Consistency is also helped by reasonable structure. Some believers benefit from reading through a single book of the Bible slowly. Others do well with a church-wide reading plan tied to the sermon series. Others may use digital reading reminders, shared notes, or audio Bibles while commuting. The goal is not a perfect system. It is a faithful habit of meeting the Lord in His Word. For many believers, that ongoing exposure to Scripture becomes one of the most important ways faith is strengthened and fear is addressed over time.

Study plan examples for churches and families

Many believers do better when Bible study is tied to a realistic plan. A church might encourage members to read the coming sermon passage during the week and arrive on Sunday already familiar with the text. A small group might slowly study one book of the Bible together over several months. Families might read a Psalm, a Gospel paragraph, or a short epistle section and ask a few simple observation and application questions together.

The point is not that every church should use the same plan. The point is that Bible study becomes more sustainable when people know what they are reading, why they are reading it, and how to respond. Leaders can help by providing guiding questions, simple note templates, or short weekly prompts that point people back to the passage itself rather than away from it.

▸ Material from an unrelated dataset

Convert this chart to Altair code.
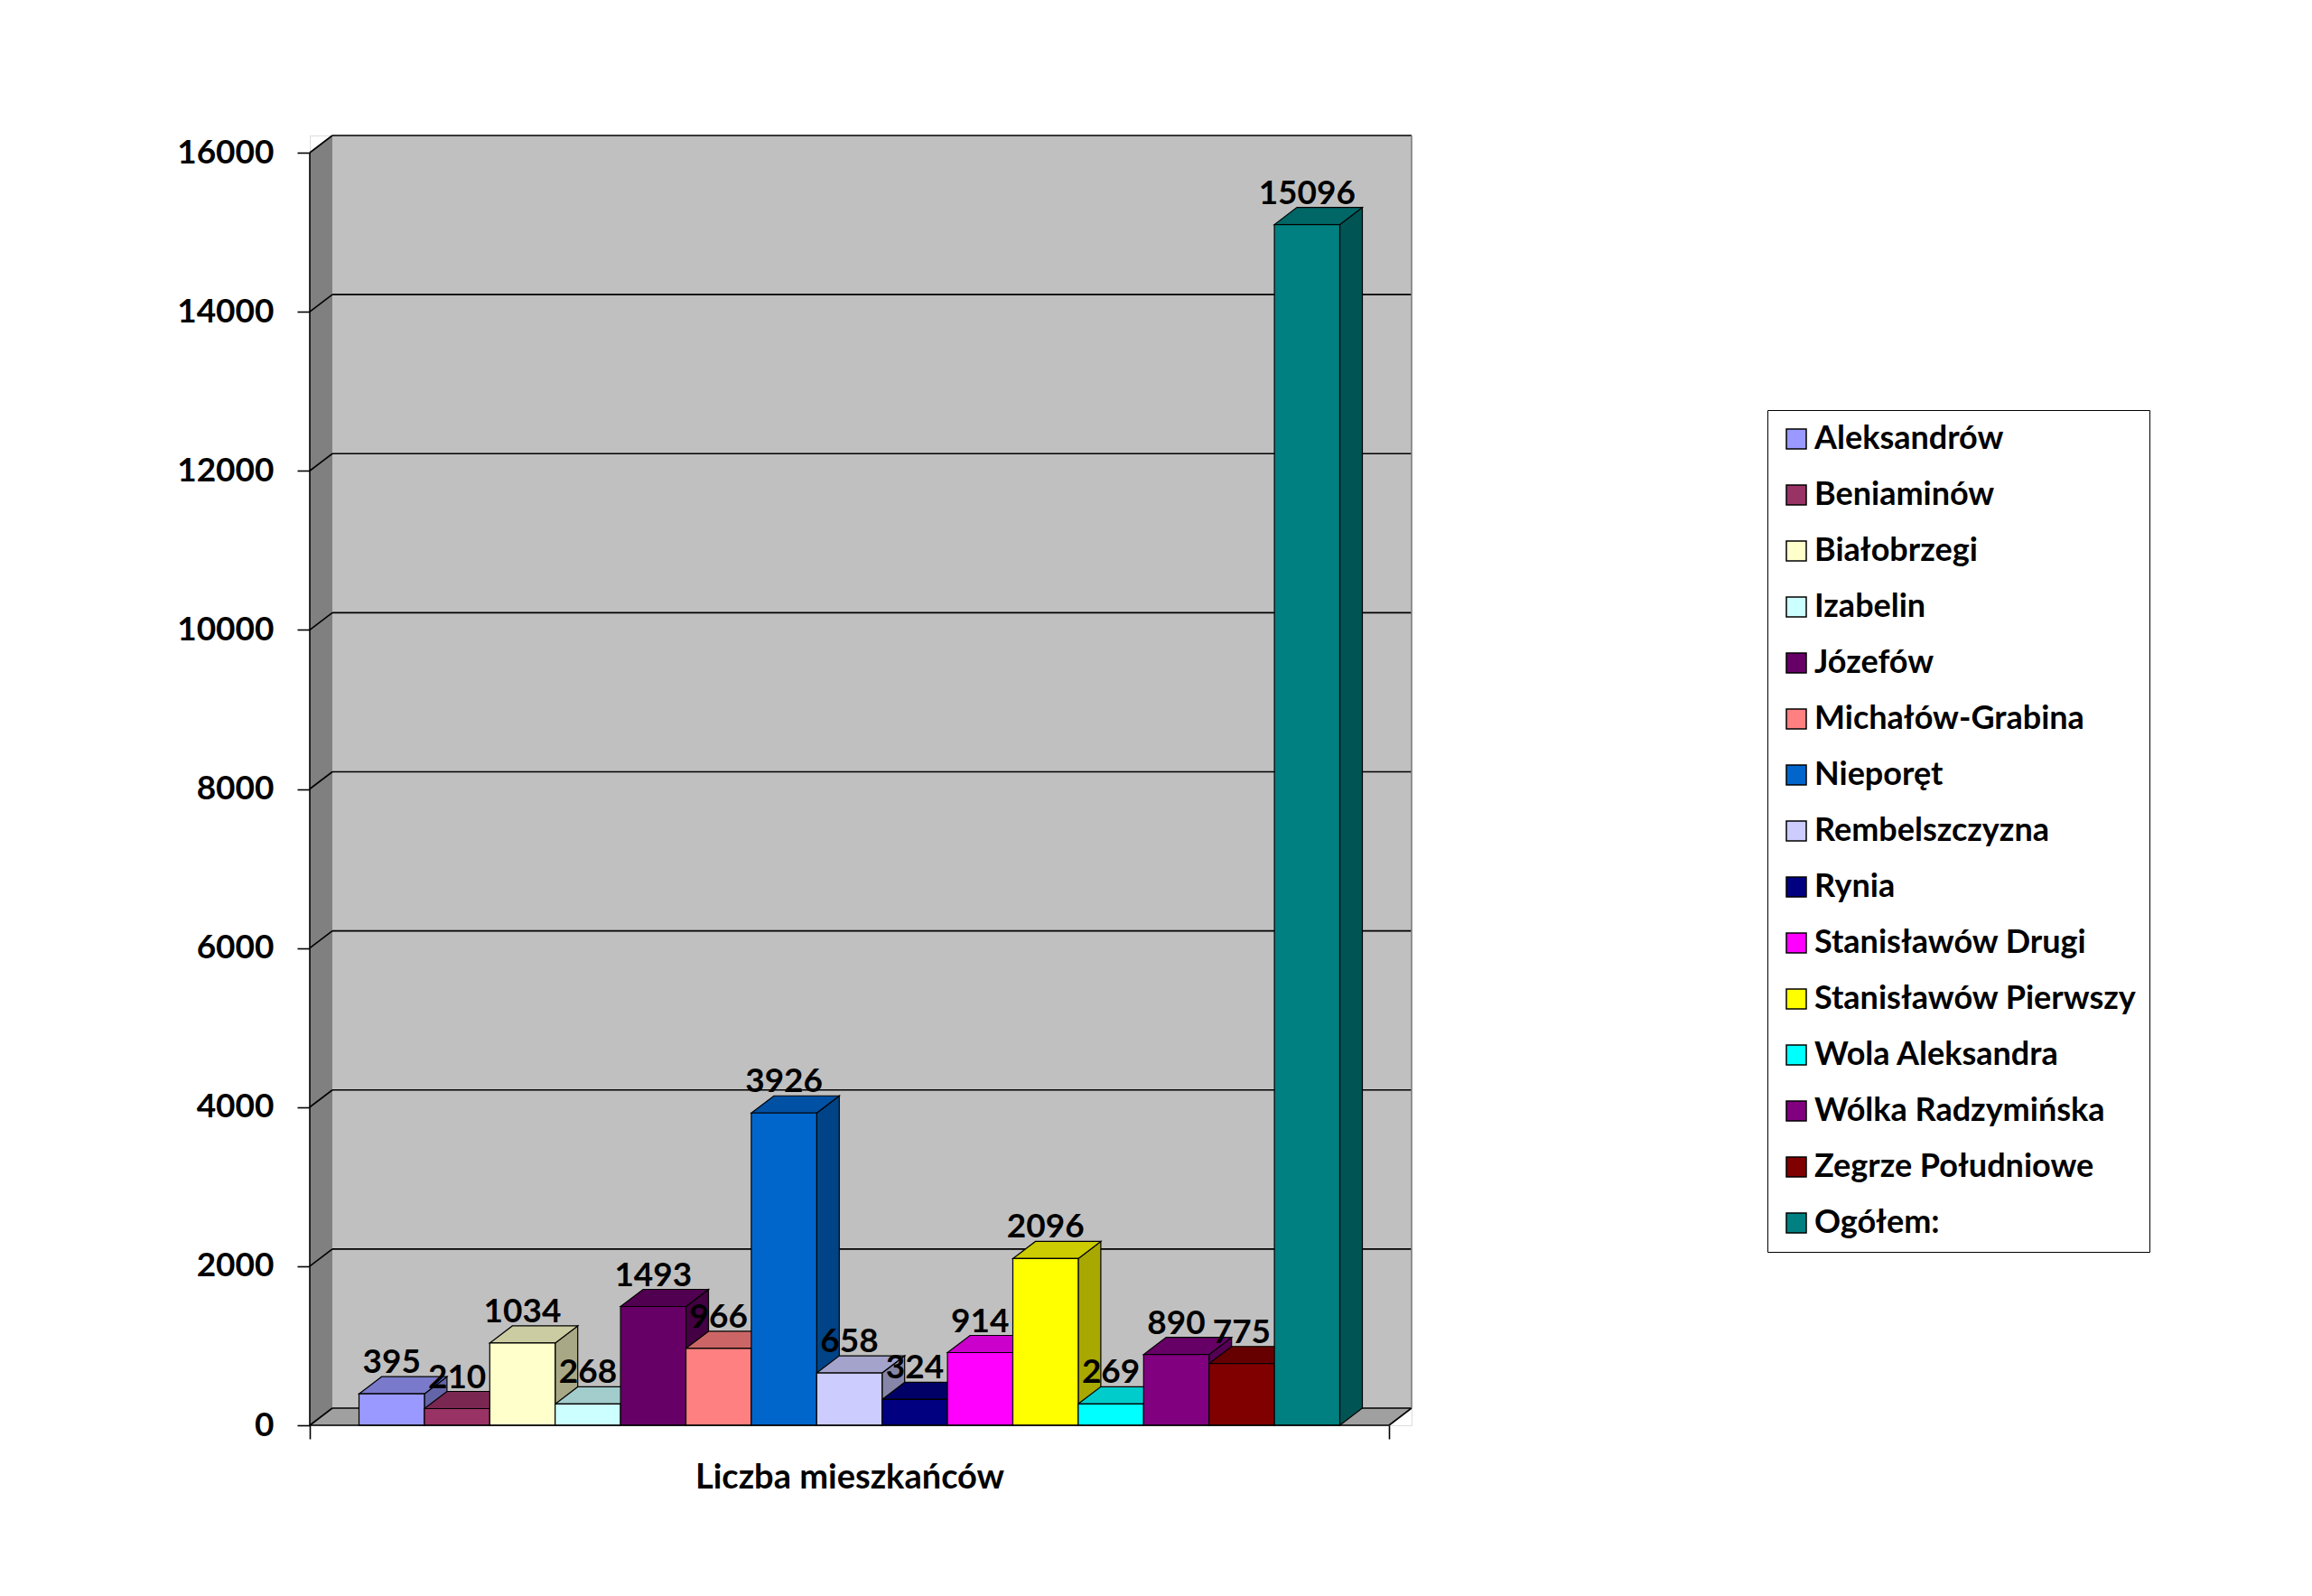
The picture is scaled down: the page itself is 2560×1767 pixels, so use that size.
import altair as alt
import pandas as pd

# ---------------- data ----------------
names = ["Aleksandrów", "Beniaminów", "Białobrzegi", "Izabelin", "Józefów",
         "Michałów-Grabina", "Nieporęt", "Rembelszczyzna", "Rynia",
         "Stanisławów Drugi", "Stanisławów Pierwszy", "Wola Aleksandra",
         "Wólka Radzymińska", "Zegrze Południowe", "Ogółem:"]
values = [395, 210, 1034, 268, 1493, 966, 3926, 658, 324, 914, 2096, 269, 890, 775, 15096]
colors = ["#9999FF", "#993366", "#FFFFCC", "#CCFFFF", "#660066", "#FF8080", "#0066CC",
          "#CCCCFF", "#000080", "#FF00FF", "#FFFF00", "#00FFFF", "#800080", "#800000", "#008080"]
y_ticks = [0, 2000, 4000, 6000, 8000, 10000, 12000, 14000, 16000]
x_title = "Liczba mieszkańców"

# ---------------- layout constants ----------------
BAR_PX = 72.4            # pixels per bar slot
GAP = 0.753              # gap before first / after last bar (in bar units)
Y_PX = 1409 / 16000      # pixels per data unit on y
DEPTH_X = 25 / BAR_PX    # 3D depth in x units
DEPTH_Y = 19 / Y_PX      # 3D depth in y units
N = len(values)
XF = N + 2 * GAP
XMAX = XF + DEPTH_X
YTOP = y_ticks[-1]
YMAX = YTOP + DEPTH_Y
W = round(XMAX * BAR_PX)
H = round(YMAX * Y_PX)

FONT = "Lato"


def shade(hexcol, f):
    h = hexcol.lstrip("#")
    r, g, b = (int(h[i:i + 2], 16) for i in (0, 2, 4))
    return "#%02x%02x%02x" % (int(r * f), int(g * f), int(b * f))


# ---------------- tables ----------------
front_rows, side_rows, top_rows, label_rows = [], [], [], []
for i, (n, v, c) in enumerate(zip(names, values, colors)):
    x0 = GAP + i
    x1 = x0 + 1
    front_rows.append(dict(name=n, x0=x0, x1=x1, y0=0, v=v))
    sc = shade(c, 0.66)
    side_rows += [dict(name=n, fill=sc, x=x1, lo=0, hi=v),
                  dict(name=n, fill=sc, x=x1 + DEPTH_X, lo=DEPTH_Y, hi=v + DEPTH_Y)]
    tc = shade(c, 0.8)
    top_rows += [dict(name=n, fill=tc, x=x0, lo=v, hi=v),
                 dict(name=n, fill=tc, x=x0 + DEPTH_X, lo=v, hi=v + DEPTH_Y),
                 dict(name=n, fill=tc, x=x1, lo=v, hi=v + DEPTH_Y),
                 dict(name=n, fill=tc, x=x1 + DEPTH_X, lo=v + DEPTH_Y, hi=v + DEPTH_Y)]
    label_rows.append(dict(name=n, x=x0 + 0.5, y=v + DEPTH_Y, v=v))

front_df = pd.DataFrame(front_rows)
side_df = pd.DataFrame(side_rows)
top_df = pd.DataFrame(top_rows)
label_df = pd.DataFrame(label_rows)

walls_df = pd.DataFrame([
    dict(part="back", fill="#C0C0C0", x=DEPTH_X, lo=DEPTH_Y, hi=YMAX),
    dict(part="back", fill="#C0C0C0", x=XMAX, lo=DEPTH_Y, hi=YMAX),
    dict(part="left", fill="#808080", x=0, lo=0, hi=YTOP),
    dict(part="left", fill="#808080", x=DEPTH_X, lo=DEPTH_Y, hi=YMAX),
    dict(part="floor", fill="#A0A0A0", x=0, lo=0, hi=0),
    dict(part="floor", fill="#A0A0A0", x=DEPTH_X, lo=0, hi=DEPTH_Y),
    dict(part="floor", fill="#A0A0A0", x=XF, lo=0, hi=DEPTH_Y),
    dict(part="floor", fill="#A0A0A0", x=XMAX, lo=DEPTH_Y, hi=DEPTH_Y),
])

grid_rows = []
for t in y_ticks:
    grid_rows.append(dict(x=DEPTH_X, x2=XMAX, y=t + DEPTH_Y, y2=t + DEPTH_Y))
    grid_rows.append(dict(x=0, x2=DEPTH_X, y=t, y2=t + DEPTH_Y))
grid_df = pd.DataFrame(grid_rows)

edge_df = pd.DataFrame([
    dict(x=0, x2=0, y=0, y2=YTOP, col="black"),
    dict(x=0, x2=XF, y=0, y2=0, col="black"),
    dict(x=XF, x2=XMAX, y=0, y2=DEPTH_Y, col="black"),
    dict(x=XMAX, x2=XMAX, y=DEPTH_Y, y2=YMAX, col="#808080"),
])

xs = alt.Scale(domain=[0, XMAX], nice=False, zero=False)
ys = alt.Scale(domain=[0, YMAX], nice=False, zero=False)

x_axis = alt.Axis(values=[0, XF], labels=False, domain=False, grid=False,
                  tickSize=15, tickColor="black", tickWidth=1.6,
                  title=x_title, titleFont=FONT, titleFontSize=38,
                  titleFontWeight="bold", titleColor="black",
                  titleX=XF / 2 * BAR_PX, titleY=69,
                  titleBaseline="alphabetic", titleAlign="center")
y_axis = alt.Axis(values=y_ticks, format="d", domain=False, grid=False, tickSize=14,
                  tickColor="black", tickWidth=1.6, labelFont=FONT,
                  labelFontSize=37, labelFontWeight="bold", labelColor="black",
                  labelPadding=26, title=None, labelOverlap=False)

walls = alt.Chart(walls_df).mark_area(orient="vertical").encode(
    x=alt.X("x:Q", scale=xs, axis=x_axis),
    y=alt.Y("hi:Q", scale=ys, axis=y_axis, stack=False),
    y2="lo:Q",
    color=alt.Color("fill:N", scale=None),
    detail="part:N",
)

grid = alt.Chart(grid_df).mark_rule(color="black", strokeWidth=1.6).encode(
    x=alt.X("x:Q", scale=xs), x2="x2:Q",
    y=alt.Y("y:Q", scale=ys), y2="y2:Q",
)

sides = alt.Chart(side_df).mark_area(orient="vertical", stroke="black", strokeWidth=1.2).encode(
    x=alt.X("x:Q", scale=xs),
    y=alt.Y("hi:Q", scale=ys, stack=False),
    y2="lo:Q",
    color=alt.Color("fill:N", scale=None),
    detail="name:N",
)

tops = alt.Chart(top_df).mark_area(orient="vertical", stroke="black", strokeWidth=1.2).encode(
    x=alt.X("x:Q", scale=xs),
    y=alt.Y("hi:Q", scale=ys, stack=False),
    y2="lo:Q",
    color=alt.Color("fill:N", scale=None),
    detail="name:N",
)

front = alt.Chart(front_df).mark_rect(stroke="black", strokeWidth=1.2).encode(
    x=alt.X("x0:Q", scale=xs),
    x2="x1:Q",
    y=alt.Y("y0:Q", scale=ys),
    y2="v:Q",
    color=alt.Color("name:N", scale=alt.Scale(domain=names, range=colors),
                    legend=alt.Legend(title=None, orient="none",
                                      legendX=1957 - 343, legendY=454 - 150,
                                      symbolType="square", symbolSize=484,
                                      symbolStrokeColor="black", symbolStrokeWidth=1.5,
                                      labelFont=FONT, labelFontSize=36,
                                      labelFontWeight="bold", labelColor="black",
                                      labelLimit=800, labelOffset=2,
                                      rowPadding=26, padding=14,
                                      strokeColor="black", fillColor="white")),
)

edges = alt.Chart(edge_df).mark_rule(strokeWidth=1.6).encode(
    x=alt.X("x:Q", scale=xs), x2="x2:Q",
    y=alt.Y("y:Q", scale=ys), y2="y2:Q",
    color=alt.Color("col:N", scale=None),
)

labels = alt.Chart(label_df).mark_text(baseline="alphabetic", dy=-4, font=FONT,
                                       fontSize=37, fontWeight="bold", color="black").encode(
    x=alt.X("x:Q", scale=xs),
    y=alt.Y("y:Q", scale=ys),
    text="v:Q",
)

chart = alt.layer(walls, grid, sides, tops, front, edges, labels).properties(
    width=W, height=H,
    autosize=alt.AutoSizeParams(type="none"),
    padding={"left": 335, "top": 142, "right": 2544 - 335 - W, "bottom": 120},
).configure_view(strokeWidth=0).configure(background="white")

chart.save("out.html", embed_options={"renderer": "svg", "actions": False})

This is also where digital ministry can serve the church well. A website, email, or app can share reading plans, sermon texts, and discussion prompts that reinforce the habits of careful Bible study. Used wisely, those tools make it easier for members to stay in the Word between gatherings and keep Scripture at the center of family life, discipleship, and prayer.

FAQ: how to study the Bible

What is the best way to start studying the Bible?

Start with prayer, read the passage slowly, observe what it says, consider the context, and ask how the truth should shape your life.

Do I need a lot of tools to study the Bible well?

No. A clear Bible translation, time, prayer, and a willingness to stay with the text are foundational. Extra tools can help, but they are secondary.

How can churches help members study the Bible consistently?

Churches can model good Bible handling in preaching, provide reading plans, use clear study frameworks, and connect small groups to the text itself.

Why is context important in Bible study?

Context helps readers understand what a passage actually means instead of reading personal assumptions into it.

How does Bible study support spiritual growth?

Scripture renews the mind, shapes conviction, strengthens faith, and leads believers toward worship, repentance, obedience, and hope.